**AIM:**
Reproduce only this span: the line containing "Write a Python", the line containing "Y_TITLE_SHIFT = 133", and every line between them, all exactly as given.

[Start RECORD EXCERPTS]

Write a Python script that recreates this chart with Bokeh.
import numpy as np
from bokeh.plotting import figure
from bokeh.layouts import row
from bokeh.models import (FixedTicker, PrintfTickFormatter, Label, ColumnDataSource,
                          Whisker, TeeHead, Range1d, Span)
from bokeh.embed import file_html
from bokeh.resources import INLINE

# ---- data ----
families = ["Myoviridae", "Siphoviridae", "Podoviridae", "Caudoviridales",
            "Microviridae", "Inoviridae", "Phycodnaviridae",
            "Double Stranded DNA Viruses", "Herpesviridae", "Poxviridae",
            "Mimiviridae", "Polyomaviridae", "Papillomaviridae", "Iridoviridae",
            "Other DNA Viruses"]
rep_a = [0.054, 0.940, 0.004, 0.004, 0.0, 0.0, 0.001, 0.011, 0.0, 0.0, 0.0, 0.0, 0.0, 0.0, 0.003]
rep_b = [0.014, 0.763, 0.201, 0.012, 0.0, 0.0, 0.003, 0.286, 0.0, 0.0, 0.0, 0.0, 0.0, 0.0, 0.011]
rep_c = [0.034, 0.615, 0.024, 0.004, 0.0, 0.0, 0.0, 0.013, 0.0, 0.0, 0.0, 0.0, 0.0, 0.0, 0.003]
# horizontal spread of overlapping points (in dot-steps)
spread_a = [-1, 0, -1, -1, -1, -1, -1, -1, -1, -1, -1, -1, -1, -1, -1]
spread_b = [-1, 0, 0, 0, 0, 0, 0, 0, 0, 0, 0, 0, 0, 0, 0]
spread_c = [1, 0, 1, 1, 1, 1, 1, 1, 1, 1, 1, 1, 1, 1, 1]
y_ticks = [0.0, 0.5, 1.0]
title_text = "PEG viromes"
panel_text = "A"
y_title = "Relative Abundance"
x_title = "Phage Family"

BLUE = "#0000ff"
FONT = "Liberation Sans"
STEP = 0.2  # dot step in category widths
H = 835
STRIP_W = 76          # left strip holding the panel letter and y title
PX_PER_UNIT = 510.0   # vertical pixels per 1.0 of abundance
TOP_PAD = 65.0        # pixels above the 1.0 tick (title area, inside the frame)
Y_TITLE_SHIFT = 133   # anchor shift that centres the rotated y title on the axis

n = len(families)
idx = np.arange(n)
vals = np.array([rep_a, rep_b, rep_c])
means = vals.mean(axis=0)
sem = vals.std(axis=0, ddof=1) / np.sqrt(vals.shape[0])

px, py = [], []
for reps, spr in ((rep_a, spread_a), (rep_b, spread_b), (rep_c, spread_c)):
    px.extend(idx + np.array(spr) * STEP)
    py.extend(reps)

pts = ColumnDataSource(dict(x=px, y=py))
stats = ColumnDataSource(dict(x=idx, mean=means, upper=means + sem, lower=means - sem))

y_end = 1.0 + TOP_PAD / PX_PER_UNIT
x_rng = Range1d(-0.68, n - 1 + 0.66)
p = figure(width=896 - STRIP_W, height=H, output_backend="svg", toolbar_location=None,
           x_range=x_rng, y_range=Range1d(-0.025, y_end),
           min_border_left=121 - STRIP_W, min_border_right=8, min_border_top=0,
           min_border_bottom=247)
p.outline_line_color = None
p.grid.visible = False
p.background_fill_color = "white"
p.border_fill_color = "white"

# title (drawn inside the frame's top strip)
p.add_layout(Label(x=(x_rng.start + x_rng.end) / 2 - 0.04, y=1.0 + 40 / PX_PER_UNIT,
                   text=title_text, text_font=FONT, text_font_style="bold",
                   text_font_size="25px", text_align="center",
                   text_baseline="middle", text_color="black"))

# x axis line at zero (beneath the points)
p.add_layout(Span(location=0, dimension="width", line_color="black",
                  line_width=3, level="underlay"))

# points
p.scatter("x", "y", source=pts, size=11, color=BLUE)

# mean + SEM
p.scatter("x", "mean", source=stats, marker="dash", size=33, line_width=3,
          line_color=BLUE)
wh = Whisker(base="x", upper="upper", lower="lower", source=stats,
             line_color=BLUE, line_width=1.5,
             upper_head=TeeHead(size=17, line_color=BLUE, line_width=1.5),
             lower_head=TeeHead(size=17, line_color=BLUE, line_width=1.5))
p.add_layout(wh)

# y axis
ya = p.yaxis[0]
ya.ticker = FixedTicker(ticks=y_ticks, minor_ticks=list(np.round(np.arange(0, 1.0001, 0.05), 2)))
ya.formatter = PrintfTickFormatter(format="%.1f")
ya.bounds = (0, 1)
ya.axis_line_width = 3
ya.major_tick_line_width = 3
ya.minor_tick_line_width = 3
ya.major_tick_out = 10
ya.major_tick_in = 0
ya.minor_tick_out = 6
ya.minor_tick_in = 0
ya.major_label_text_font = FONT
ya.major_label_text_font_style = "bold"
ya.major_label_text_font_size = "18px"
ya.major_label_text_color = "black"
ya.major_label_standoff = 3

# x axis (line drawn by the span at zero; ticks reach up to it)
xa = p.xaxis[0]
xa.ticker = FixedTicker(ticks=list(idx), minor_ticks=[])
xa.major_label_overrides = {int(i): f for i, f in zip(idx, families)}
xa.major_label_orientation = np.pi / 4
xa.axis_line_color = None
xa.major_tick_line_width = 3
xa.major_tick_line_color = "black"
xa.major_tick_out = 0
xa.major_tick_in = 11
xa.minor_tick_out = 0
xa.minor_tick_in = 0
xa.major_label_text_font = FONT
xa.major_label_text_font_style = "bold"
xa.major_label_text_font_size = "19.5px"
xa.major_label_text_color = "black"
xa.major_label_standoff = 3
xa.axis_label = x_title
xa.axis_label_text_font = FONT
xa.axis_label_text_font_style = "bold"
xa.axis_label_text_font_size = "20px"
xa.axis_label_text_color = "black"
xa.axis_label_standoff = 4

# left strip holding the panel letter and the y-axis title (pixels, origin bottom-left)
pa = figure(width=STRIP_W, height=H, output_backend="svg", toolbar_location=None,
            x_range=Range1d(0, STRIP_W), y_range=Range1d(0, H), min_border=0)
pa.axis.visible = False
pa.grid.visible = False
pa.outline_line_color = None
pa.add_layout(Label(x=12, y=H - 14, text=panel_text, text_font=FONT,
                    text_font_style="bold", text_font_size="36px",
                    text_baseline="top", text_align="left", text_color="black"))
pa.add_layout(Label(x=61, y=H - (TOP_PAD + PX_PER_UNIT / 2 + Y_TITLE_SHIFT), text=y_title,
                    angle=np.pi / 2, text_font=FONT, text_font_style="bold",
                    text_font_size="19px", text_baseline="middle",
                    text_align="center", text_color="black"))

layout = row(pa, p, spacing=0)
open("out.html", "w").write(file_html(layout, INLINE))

[End RECORD EXCERPTS]
[Start RECORD EXCERPTS]

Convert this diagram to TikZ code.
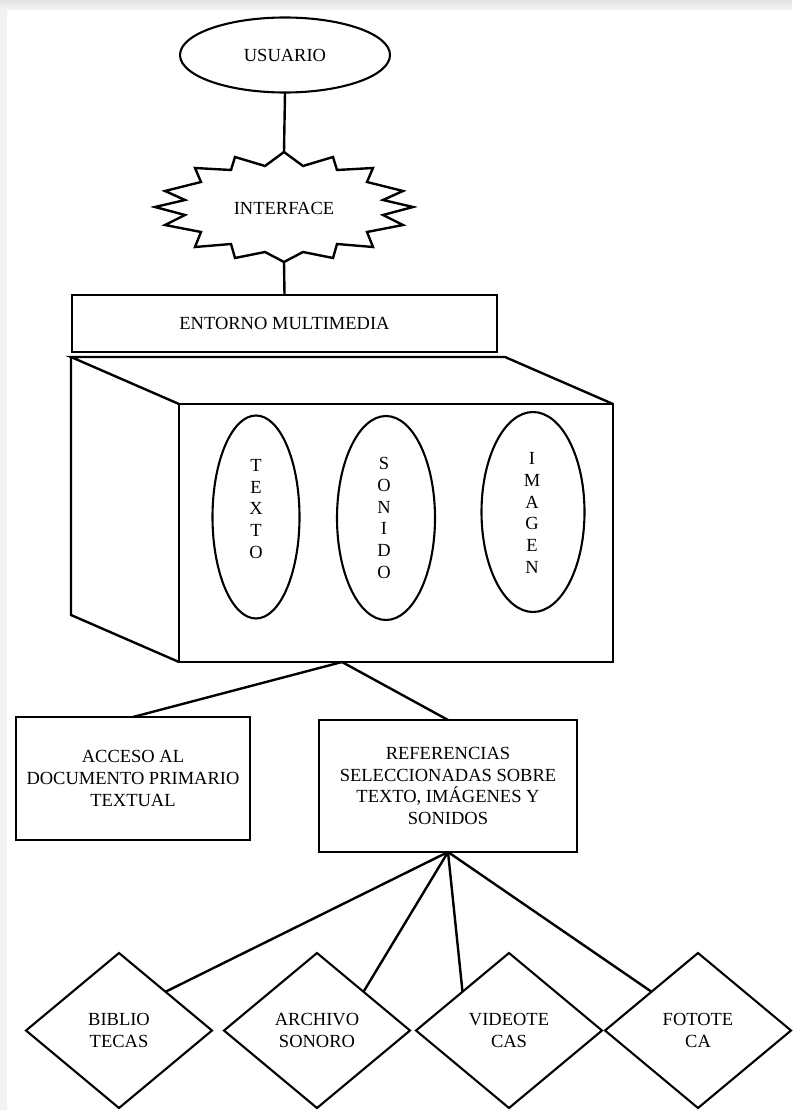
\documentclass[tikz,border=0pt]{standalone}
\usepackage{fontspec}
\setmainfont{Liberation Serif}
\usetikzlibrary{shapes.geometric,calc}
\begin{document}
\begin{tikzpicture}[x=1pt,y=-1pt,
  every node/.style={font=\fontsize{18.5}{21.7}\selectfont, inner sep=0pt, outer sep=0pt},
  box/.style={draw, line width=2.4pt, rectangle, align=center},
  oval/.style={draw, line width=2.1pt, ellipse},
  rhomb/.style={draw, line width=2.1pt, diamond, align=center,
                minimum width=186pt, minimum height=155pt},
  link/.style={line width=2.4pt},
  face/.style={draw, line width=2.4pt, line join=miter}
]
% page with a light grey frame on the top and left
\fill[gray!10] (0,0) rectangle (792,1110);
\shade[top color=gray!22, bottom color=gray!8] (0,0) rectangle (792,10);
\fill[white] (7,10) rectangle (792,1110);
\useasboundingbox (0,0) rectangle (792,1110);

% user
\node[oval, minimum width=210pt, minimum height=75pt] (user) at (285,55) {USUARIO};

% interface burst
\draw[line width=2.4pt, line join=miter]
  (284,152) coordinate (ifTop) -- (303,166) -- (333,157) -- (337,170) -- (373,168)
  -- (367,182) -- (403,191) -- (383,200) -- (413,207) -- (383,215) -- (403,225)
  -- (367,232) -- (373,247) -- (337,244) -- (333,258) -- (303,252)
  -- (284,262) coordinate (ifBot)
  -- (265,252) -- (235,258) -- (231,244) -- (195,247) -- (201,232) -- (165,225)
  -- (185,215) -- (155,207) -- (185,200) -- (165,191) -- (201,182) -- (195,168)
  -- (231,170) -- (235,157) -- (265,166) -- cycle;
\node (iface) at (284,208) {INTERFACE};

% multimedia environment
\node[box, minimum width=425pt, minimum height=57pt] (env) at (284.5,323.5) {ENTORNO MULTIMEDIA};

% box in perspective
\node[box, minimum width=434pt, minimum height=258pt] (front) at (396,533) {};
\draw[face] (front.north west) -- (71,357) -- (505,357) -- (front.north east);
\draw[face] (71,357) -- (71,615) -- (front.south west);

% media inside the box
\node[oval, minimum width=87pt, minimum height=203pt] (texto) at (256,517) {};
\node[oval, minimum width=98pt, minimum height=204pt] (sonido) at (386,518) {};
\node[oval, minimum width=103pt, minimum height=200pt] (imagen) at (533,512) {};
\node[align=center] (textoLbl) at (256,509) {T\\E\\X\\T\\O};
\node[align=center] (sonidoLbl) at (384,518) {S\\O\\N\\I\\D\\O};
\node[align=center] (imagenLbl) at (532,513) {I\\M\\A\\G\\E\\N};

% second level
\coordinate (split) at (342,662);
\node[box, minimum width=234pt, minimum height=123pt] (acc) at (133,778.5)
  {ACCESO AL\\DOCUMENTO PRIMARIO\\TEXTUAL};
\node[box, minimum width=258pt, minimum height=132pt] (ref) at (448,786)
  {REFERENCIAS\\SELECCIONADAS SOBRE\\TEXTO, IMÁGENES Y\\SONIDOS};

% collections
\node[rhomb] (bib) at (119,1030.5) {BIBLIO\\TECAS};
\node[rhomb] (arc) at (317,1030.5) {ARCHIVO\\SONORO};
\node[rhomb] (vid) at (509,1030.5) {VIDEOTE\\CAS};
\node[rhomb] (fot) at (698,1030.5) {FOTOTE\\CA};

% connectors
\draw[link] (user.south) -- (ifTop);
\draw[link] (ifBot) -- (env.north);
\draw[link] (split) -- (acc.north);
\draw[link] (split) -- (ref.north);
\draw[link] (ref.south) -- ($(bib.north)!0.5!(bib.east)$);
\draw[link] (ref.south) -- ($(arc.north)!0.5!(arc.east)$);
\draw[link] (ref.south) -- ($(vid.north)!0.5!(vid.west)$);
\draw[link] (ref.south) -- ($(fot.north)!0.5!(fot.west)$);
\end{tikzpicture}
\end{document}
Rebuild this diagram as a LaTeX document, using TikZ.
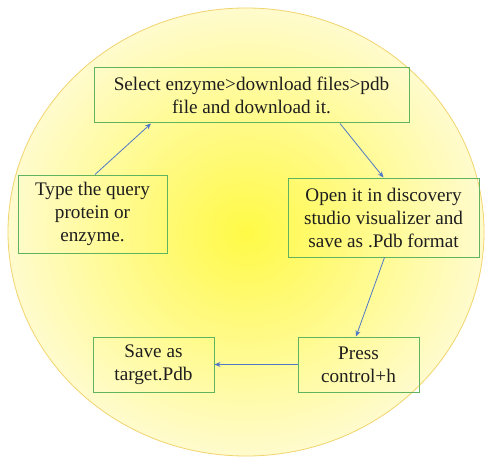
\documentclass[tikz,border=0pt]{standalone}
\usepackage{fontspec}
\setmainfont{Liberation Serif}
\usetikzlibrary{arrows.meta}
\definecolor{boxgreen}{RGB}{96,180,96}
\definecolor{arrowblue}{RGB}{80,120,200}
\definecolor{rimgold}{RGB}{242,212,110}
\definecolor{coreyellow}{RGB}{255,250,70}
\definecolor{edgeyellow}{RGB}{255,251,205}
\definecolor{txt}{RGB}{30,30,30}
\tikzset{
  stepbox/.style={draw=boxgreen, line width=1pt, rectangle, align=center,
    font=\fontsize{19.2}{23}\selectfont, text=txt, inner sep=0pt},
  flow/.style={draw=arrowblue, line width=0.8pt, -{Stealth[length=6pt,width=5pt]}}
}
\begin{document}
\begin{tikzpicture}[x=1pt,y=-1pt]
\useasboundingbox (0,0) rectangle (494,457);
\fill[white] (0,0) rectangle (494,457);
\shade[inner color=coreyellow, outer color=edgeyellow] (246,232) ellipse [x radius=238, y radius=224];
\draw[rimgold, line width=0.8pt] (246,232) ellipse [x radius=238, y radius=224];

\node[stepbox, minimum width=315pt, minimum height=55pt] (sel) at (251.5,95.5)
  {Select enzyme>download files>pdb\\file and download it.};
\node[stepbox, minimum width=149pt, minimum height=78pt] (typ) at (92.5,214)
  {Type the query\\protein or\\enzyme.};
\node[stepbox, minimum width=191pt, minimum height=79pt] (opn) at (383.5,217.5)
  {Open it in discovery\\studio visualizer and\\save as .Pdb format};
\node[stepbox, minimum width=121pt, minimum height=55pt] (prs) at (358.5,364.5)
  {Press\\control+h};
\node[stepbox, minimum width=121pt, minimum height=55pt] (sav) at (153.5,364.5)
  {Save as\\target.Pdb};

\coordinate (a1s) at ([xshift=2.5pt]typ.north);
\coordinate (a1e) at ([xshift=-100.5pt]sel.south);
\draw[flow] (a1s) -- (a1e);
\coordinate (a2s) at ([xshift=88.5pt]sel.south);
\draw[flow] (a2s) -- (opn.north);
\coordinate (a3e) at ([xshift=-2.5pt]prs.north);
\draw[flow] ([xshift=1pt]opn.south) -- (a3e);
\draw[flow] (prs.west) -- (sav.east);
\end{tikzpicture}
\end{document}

[End RECORD EXCERPTS]

**TASK ANSWER:**
Write a Python script that recreates this chart with Bokeh.
import numpy as np
from bokeh.plotting import figure
from bokeh.layouts import row
from bokeh.models import (FixedTicker, PrintfTickFormatter, Label, ColumnDataSource,
                          Whisker, TeeHead, Range1d, Span)
from bokeh.embed import file_html
from bokeh.resources import INLINE

# ---- data ----
families = ["Myoviridae", "Siphoviridae", "Podoviridae", "Caudoviridales",
            "Microviridae", "Inoviridae", "Phycodnaviridae",
            "Double Stranded DNA Viruses", "Herpesviridae", "Poxviridae",
            "Mimiviridae", "Polyomaviridae", "Papillomaviridae", "Iridoviridae",
            "Other DNA Viruses"]
rep_a = [0.054, 0.940, 0.004, 0.004, 0.0, 0.0, 0.001, 0.011, 0.0, 0.0, 0.0, 0.0, 0.0, 0.0, 0.003]
rep_b = [0.014, 0.763, 0.201, 0.012, 0.0, 0.0, 0.003, 0.286, 0.0, 0.0, 0.0, 0.0, 0.0, 0.0, 0.011]
rep_c = [0.034, 0.615, 0.024, 0.004, 0.0, 0.0, 0.0, 0.013, 0.0, 0.0, 0.0, 0.0, 0.0, 0.0, 0.003]
# horizontal spread of overlapping points (in dot-steps)
spread_a = [-1, 0, -1, -1, -1, -1, -1, -1, -1, -1, -1, -1, -1, -1, -1]
spread_b = [-1, 0, 0, 0, 0, 0, 0, 0, 0, 0, 0, 0, 0, 0, 0]
spread_c = [1, 0, 1, 1, 1, 1, 1, 1, 1, 1, 1, 1, 1, 1, 1]
y_ticks = [0.0, 0.5, 1.0]
title_text = "PEG viromes"
panel_text = "A"
y_title = "Relative Abundance"
x_title = "Phage Family"

BLUE = "#0000ff"
FONT = "Liberation Sans"
STEP = 0.2  # dot step in category widths
H = 835
STRIP_W = 76          # left strip holding the panel letter and y title
PX_PER_UNIT = 510.0   # vertical pixels per 1.0 of abundance
TOP_PAD = 65.0        # pixels above the 1.0 tick (title area, inside the frame)
Y_TITLE_SHIFT = 133   # anchor shift that centres the rotated y title on the axis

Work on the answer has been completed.